Manufacturers concerned at inability to build up stocks ahead of end of Brexit transition

Manufacturers concerned at inability to build up stocks ahead of end of Brexit transition

UK food manufacturers and retailers have called on the country's government to launch an inquiry into the "significant disruption" at ports in the run-up to Christmas.

In a letter to senior UK members of Parliament, UK manufacturing body The Food & Drink Federation (FDF) and retailing association The British Retail Consortium (BRC) said suppliers and grocers were struggling to build up stocks for the key festive selling season, as well as for the end of the country's transition period with the EU.

"Food and drink manufacturers are extremely concerned about the delays we are witnessing at the ports," Tim Rycroft, the COO of the FDF, said. "Our members are incurring costs totalling tens of thousands of pounds, and in some cases hundreds of thousands. In some cases, it is directly impacting on the ability of businesses to build up stockpiles of products and ingredients ahead of the end of the transition period."

The trade bodies said the impact Covid-19 has had on global shipping schedules, combined with a shortage of empty containers, has "created significant disruption at many of the UK's key ports".

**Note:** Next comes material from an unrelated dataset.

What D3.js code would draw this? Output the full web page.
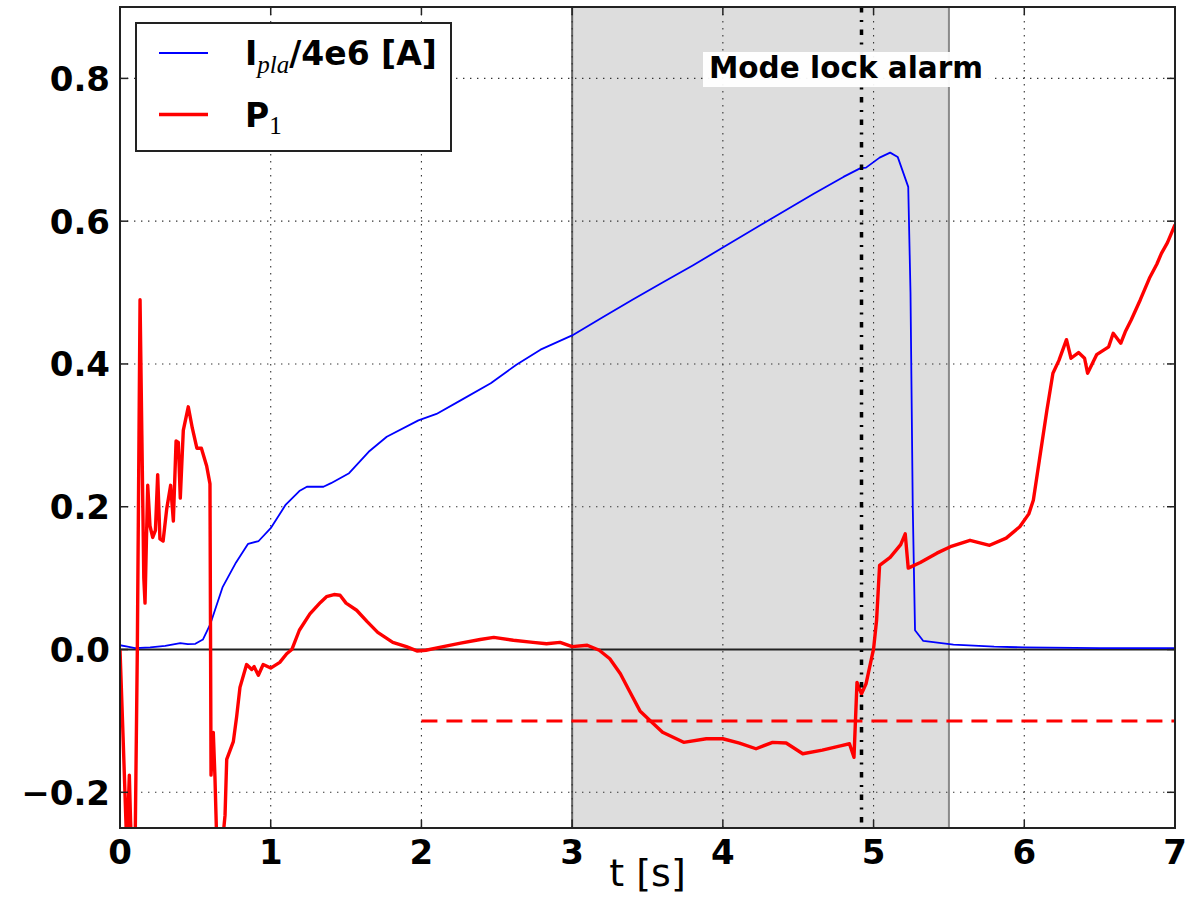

The letter sought to set out how food manufacturers were being affected financially. "Food manufacturers now face additional cost to source key inputs elsewhere, whilst also losing sales due to missed retail promotions in the run up to a key seasonal period – one company has lost over GBP1m (US$1.4m) in sales due to the delays," the letter read.

Helen Dickinson, chief executive of the BRC, said: "The lead-up to Christmas is the most important time of year for retailers; ordinarily accounting for up to a fifth of the entire year's sales and generating a large part of annual revenues. After a tremendously challenging 2020, many firms' cashflows are under severe pressure, and so businesses are in no position to absorb these additional shipping costs.

"As a result, consumers will pay the final price. Christmas orders could be delayed, and retailers might be left with no option but to increase product prices. These issues must be addressed urgently; an inquiry would provide the scrutiny needed to help get our ports flowing freely again."